# Birds in attic



## cbzdel (May 11, 2010)

While eating breafkast this morning I noticed a tapping the ceiling, and could hear a faint chirping. I go outside to take a look, since its a rambler, maybe it was just really loud and up on the roof. Well I see a bird fly out from inside my roof. 

Way back when I was renting this problem came up and the owner just plugged the whole and pretty much said nature would run its course.. My wife just about lost it knowing there were baby birds starving to death up in our attic.. Needless to say that week my wife was very emotional haha!

Now that this problem is back and now we own the house, and my wife is aware there is a problem, is there something we can safely make the birds go away?

Its in a part of my attic I will probably have no luck getting to, first of all I have about 24" of blow in insulation, and then its on the eve of the roof so there is not much room at all to maneuver.


----------



## joecaption (Nov 30, 2011)

I'd just seal with where there getting in.
Should be to early in your area for them to have laid any eggs.


----------



## Blondesense (Sep 23, 2008)

Ditto what Joe said, unless its a woodpecker.

If it is a woodpecker and you have any type of wood siding, moving may not be a bad option.


----------



## cbzdel (May 11, 2010)

Is there such a thing as several "adult" birds to be in a nest?
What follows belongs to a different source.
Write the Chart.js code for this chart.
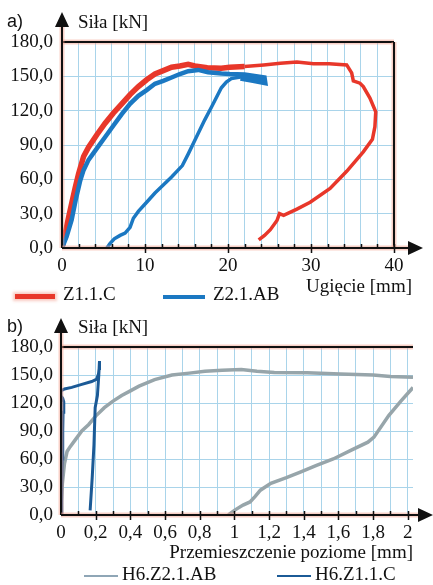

I can hear multiple birds in there, as if one exits out there is still chirping going on.

They are small birds because its only about a 1" gap at the max they are flying in/out of... There is a gap between a trim board and the roofing, that must lead to the interior of my attic space.

My though was just just take some "L" flashing the glue it to the trimboard, and set it on the roofing itself.. It will fill in the gap, might not look the best but I cant think of any other simple solutions..

I thought I could take some expanding foam and just blow a can of that into there but I think it would look wose and the birds would eat it out if there wanted in bad enough.


----------



## Bondo (Dec 8, 2007)

cbzdel said:


> Is there such a thing as several "adult" birds to be in a nest? I can hear multiple birds in there, as if one exits out there is still chirping going on.
> 
> They are small birds because its only about a 1" gap at the max they are flying in/out of... There is a gap between a trim board and the roofing, that must lead to the interior of my attic space.
> 
> ...


Ayuh,... Ya don't need to shoot a Whole can of it in there,...

Just enough to close the hole,....

'ell,... painters calk is all ya need,...

No Holes, No birds,...


----------



## cbzdel (May 11, 2010)

Would the birds just eat/peck though the expanding foam??

I am looking for a more permiate fix rather than a temp one.. I think what I need to do it pull off the trim piece and put a metal barrier behind it.. Its not a venting area, its just a poorly framed/trimmed area...

The trim a 5/4x10 that is about 24" long and taper cut to a point at the pitch of the roof, so I dont think it would be a big to deal to remove it.. I would probably damage the piece enough to require a new one though..


----------



## joecaption (Nov 30, 2011)

Need a picture.


----------